Impact of Sharp Soil Interfaces on Solute Transport: Insights from Reactive Tracer Test in a 2D Intermediate-Scale Experiment

Column tracer experiments reported in the literature have suggested the occurrence of solute accumulation at the interface between different porous materials. This unexpected effect cannot be explained by standard modeling approaches based on Fickian flux continuity and the advection-dispersion equation. In this article, to further analyze this phenomenon, we present reactive transport experiments in a 2D intermediate-scale horizontal tank aimed at visualizing and evaluating the spatiotemporal evolution of a solute plume crossing a sharp interface between coarse and fine material. The solute plume results from the reaction of two fluid solutions that enter the tank in parallel through the tank inlet ports. The reaction product is analyzed through mixing and reaction metrics.
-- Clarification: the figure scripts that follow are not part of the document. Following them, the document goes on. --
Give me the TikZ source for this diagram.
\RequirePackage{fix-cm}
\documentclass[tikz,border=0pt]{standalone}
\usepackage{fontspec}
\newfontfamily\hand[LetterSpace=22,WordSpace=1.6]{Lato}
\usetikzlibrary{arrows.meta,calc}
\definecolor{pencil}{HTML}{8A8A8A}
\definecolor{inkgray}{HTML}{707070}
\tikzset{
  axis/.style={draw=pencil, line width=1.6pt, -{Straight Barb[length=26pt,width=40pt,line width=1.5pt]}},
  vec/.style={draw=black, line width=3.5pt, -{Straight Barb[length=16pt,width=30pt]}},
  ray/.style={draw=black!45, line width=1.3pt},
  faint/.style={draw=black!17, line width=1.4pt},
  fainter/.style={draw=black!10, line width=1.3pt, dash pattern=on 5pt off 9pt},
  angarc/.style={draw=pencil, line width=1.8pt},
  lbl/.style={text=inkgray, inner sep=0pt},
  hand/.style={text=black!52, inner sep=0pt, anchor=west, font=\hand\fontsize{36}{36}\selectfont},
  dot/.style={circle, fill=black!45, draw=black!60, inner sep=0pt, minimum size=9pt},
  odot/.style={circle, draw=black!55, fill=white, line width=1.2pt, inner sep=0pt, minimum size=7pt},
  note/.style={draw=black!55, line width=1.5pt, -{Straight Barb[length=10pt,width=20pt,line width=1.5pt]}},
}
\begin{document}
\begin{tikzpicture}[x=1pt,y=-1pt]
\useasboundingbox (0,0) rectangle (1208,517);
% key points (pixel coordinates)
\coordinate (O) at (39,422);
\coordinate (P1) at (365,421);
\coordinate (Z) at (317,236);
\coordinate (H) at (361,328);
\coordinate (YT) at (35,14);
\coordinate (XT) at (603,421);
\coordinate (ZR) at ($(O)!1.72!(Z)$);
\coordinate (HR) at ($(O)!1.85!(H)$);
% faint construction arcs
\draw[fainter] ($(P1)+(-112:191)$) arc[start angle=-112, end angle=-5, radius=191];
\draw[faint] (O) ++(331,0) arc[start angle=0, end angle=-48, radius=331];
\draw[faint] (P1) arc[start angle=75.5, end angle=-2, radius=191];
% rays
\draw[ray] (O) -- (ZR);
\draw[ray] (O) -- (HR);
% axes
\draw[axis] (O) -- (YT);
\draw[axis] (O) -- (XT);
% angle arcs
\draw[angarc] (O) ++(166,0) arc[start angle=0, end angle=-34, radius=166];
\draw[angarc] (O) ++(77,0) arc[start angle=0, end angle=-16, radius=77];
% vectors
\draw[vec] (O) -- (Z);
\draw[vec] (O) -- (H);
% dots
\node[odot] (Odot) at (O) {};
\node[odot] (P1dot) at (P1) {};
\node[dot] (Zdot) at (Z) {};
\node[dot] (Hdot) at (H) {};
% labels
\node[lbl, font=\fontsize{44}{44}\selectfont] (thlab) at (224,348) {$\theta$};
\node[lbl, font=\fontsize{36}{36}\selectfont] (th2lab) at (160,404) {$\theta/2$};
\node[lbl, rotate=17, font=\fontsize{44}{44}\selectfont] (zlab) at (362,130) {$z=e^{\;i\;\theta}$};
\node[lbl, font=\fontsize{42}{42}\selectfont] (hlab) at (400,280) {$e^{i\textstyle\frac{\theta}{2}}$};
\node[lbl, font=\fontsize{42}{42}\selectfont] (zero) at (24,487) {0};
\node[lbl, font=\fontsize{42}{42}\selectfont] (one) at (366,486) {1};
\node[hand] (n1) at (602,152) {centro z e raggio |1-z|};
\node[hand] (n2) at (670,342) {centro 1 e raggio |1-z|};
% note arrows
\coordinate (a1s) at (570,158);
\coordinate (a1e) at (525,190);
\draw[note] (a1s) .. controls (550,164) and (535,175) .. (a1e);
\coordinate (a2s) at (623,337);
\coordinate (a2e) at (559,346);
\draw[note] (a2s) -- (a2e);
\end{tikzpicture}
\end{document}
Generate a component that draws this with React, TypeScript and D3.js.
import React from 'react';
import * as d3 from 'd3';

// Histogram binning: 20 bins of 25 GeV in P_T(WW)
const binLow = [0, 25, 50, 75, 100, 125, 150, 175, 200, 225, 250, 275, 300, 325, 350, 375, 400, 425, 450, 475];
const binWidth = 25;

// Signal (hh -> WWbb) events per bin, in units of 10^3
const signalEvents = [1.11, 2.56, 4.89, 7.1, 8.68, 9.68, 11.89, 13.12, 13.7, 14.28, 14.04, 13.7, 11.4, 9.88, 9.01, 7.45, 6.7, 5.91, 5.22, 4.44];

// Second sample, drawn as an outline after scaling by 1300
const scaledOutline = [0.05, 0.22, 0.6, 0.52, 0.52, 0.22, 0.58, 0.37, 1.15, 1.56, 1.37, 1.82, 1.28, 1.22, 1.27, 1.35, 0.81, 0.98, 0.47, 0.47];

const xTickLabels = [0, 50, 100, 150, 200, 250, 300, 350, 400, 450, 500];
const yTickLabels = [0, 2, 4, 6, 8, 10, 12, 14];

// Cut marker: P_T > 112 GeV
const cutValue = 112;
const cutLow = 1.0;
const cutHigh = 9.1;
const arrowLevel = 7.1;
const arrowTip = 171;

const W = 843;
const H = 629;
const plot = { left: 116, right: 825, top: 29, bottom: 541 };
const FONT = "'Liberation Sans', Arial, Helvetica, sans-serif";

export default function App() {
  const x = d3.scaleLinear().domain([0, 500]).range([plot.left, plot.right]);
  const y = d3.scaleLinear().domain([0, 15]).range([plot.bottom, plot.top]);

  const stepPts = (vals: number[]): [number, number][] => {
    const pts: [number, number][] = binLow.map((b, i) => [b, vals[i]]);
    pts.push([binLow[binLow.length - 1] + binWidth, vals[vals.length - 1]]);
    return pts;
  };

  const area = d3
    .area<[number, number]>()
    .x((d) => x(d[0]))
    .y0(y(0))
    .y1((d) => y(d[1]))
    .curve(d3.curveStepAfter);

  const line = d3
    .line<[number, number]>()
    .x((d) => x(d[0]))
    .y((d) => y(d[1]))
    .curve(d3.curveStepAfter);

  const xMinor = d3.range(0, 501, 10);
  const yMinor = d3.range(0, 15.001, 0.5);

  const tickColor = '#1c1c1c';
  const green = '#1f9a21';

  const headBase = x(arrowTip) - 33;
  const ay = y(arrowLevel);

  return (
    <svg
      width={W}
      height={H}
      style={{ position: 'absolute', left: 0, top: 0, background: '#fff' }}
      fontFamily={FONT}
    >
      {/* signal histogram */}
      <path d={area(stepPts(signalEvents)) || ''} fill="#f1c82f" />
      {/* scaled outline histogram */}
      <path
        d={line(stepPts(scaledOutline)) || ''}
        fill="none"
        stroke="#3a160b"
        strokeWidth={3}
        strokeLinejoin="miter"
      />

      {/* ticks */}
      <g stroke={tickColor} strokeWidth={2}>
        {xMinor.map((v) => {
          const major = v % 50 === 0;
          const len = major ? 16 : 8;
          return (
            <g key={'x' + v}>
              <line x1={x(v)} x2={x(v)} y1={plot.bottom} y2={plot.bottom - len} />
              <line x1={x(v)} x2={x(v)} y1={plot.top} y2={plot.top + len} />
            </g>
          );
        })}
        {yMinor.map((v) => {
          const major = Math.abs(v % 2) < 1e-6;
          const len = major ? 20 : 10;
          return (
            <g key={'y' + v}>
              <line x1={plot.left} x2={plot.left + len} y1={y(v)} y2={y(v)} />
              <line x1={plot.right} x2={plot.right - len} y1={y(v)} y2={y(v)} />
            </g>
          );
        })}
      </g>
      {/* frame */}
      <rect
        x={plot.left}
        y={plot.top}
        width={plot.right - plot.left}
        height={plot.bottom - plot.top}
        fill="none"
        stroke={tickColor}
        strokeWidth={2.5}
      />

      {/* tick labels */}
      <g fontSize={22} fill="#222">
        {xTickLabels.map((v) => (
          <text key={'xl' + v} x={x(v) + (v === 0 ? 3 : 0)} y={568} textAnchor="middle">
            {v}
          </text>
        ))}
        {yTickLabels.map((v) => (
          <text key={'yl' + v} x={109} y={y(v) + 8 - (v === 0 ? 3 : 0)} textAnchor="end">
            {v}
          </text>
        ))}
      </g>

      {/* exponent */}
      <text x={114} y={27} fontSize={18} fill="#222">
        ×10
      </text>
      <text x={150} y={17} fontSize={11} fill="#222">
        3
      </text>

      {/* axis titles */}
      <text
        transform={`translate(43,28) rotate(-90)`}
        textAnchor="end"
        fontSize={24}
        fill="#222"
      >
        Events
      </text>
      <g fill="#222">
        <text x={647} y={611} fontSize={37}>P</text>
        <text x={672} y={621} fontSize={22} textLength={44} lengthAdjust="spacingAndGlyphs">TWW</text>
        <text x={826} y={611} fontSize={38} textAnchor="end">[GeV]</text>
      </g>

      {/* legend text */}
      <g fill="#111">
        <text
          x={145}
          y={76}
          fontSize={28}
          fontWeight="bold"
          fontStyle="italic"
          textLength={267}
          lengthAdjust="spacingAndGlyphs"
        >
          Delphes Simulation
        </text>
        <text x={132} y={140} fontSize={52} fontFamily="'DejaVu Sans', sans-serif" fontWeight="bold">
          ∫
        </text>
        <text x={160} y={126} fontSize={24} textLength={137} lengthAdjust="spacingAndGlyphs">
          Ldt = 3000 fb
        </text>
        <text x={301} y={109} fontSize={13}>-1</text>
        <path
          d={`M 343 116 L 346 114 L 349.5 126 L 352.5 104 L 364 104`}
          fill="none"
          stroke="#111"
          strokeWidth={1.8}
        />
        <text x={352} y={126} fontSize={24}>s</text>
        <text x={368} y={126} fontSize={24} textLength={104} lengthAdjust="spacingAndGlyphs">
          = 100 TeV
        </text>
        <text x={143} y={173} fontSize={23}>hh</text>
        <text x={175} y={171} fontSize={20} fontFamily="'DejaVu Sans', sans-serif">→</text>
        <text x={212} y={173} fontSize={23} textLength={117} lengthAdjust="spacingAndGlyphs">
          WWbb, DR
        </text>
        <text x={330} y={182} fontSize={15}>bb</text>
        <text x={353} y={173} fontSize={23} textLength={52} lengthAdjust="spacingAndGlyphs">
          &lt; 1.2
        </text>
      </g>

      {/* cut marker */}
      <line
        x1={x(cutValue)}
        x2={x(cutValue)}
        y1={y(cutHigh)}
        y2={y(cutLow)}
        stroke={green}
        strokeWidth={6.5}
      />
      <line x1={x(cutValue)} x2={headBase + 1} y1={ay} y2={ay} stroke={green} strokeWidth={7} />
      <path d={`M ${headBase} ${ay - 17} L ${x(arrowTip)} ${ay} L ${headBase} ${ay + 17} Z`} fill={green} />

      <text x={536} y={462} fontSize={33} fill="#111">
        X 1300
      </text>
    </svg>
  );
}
Results show that the reaction product also encounters anomalous resistance when crossing the interface between coarse and fine material. This effect is much less pronounced in the fine-to-coarse (FC) transition when the direction of flow is reversed. However, contrary to the reported one-dimensional results (column experiments), this asymmetric anomalous resistance to crossing the interface does not produce solute accumulation behind the interface. Instead, results show an unexpected significant enhancement of the transverse spread of the reaction product in the coarse-to-fine transition (CF) with a slow release in the fine material. As a result, a sudden decrease in the longitudinal resident concentration profile across the heterogeneity interface is observed. Corresponding mixing metrics show that as the apparent transverse dispersivity increases when approaching the interface in the CF transition, the scalar dissipation rate and the total mass reacted also increase, indicating that the CF configuration tends to promote greater solute reactivity near the interface than the FC configuration.